Evolution of Data Loading in SAP BW
The approach to data loading in SAP BW has evolved significantly to improve performance, flexibility, and data quality:
Feature | Traditional Approach (Pre-BW 7.0) | Modern Approach (BW 7.0+ / BW/4HANA) |
---|---|---|
Main Object | InfoPackage | Data Transfer Process (DTP) |
Staging Area | Persistent Staging Area (PSA) | DTPs can load directly to InfoProviders, reducing reliance on PSA for some flows |
Flexibility | Limited, often required ABAP routines | Highly flexible transformations, advanced error handling, direct loading |
Target Objects | InfoCubes, DSOs, Master Data | ADSOs (combining DSOs, InfoCubes), Master Data, Open Hub Destinations |
Automation | Process Chains (with InfoPackages) | Process Chains (with DTPs, optimized for parallel processing) |
Practical Insights and Best Practices
- Delta Management: Utilize delta loads whenever possible to load only new or changed data, significantly reducing load times and system resource consumption.

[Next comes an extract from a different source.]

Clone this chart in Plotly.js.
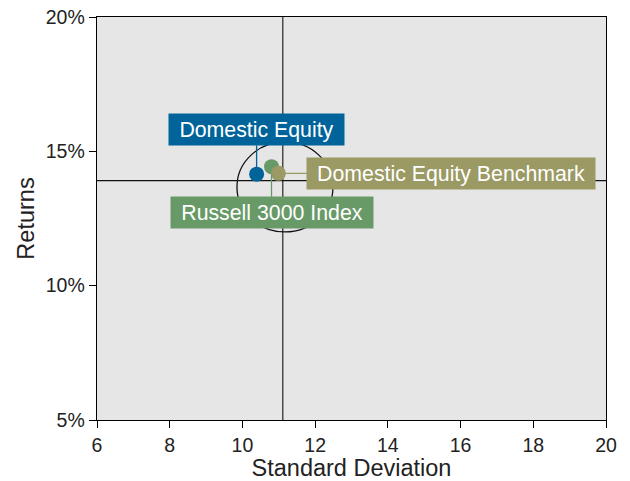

- Error Handling: Implement robust error handling strategies within DTPs to identify and manage incorrect data records without stopping the entire load.
- Performance Optimization:
- Package Size: Adjust the number of records processed in one go by a DTP.
- Parallel Processing: Configure DTPs and Process Chains to run multiple steps or data packages in parallel.
- Database Indexes: Ensure appropriate indexes are in place on source tables and BW InfoProviders for faster data access and loading.
- Process Chain Monitoring: Regularly monitor process chains to ensure data loads are completing successfully and on time. Use tools like the Process Chain Monitor or the DTP monitor.
- Data Quality Checks: Incorporate data quality checks early in the loading process, even at the DataSource or transformation level, to prevent bad data from entering InfoProviders.
By effectively managing data loads, organizations can ensure their SAP BW system remains a reliable and powerful platform for business intelligence.